One of Turkey's most important mountaineering and winter sports centers, Mount Erciyes rises from the south of the Kayseri valley. The Sultan Marshes lie to its west and to the south falls the Develi Valley. Its summit always covered in snow and ice, Mt. Erciyes ranks as central Anatolia's tallest volcano.
Approximately 18 kilometers in diameter and covering an area of 1000 square kilometers, the mountain's stratification and geology make it a fascinating geographical formation. The region's climate, influenced by that of the Anatolian plateau, is considered typical of steppe geography. Certainly the winter brings considerable snowfall to the higher elevations. The northern side of the mountain enjoys a somewhat more temperate climate encouraging the cultivation of vast areas of vine and fruit orchards between 1100 and 1600 meters. Above that altitude, vast meadows stretch far into the distance. The higher elevations display typical alpine vegetation. Herds of animals graze year round on the east, north and west slopes of the mountain.

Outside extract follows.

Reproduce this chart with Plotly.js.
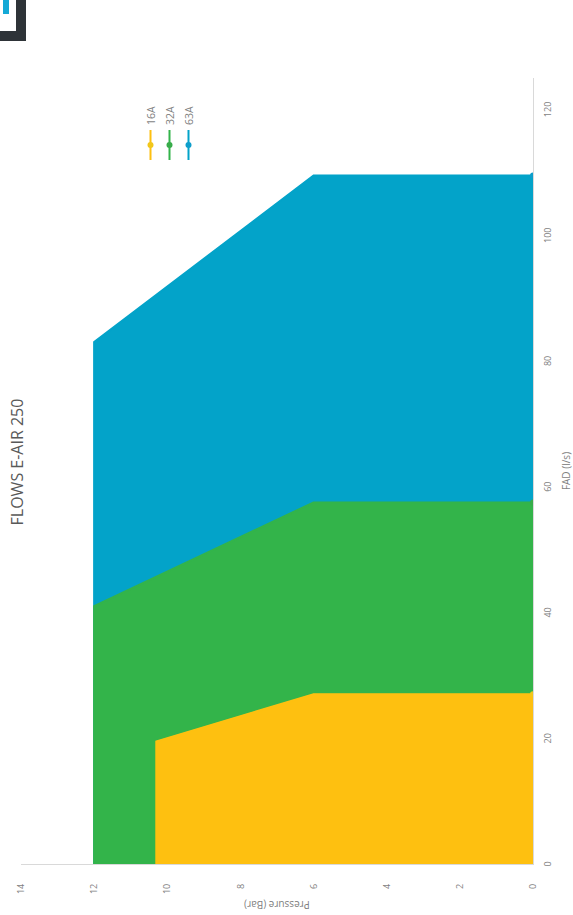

Mountaineers attempt Mt Erciyes either on the northwestern flank or from the south and find the best climbing in June, July, August, and September.
Tourists visiting the area should also see the fantastic rock formations, underground cities and fabulous frescoes in rock carved churches in neighboring Cappadocia. The Sultan Marshes, a habitat for many different species of birds, has fortunately been designated a National Park and wildlife preserve.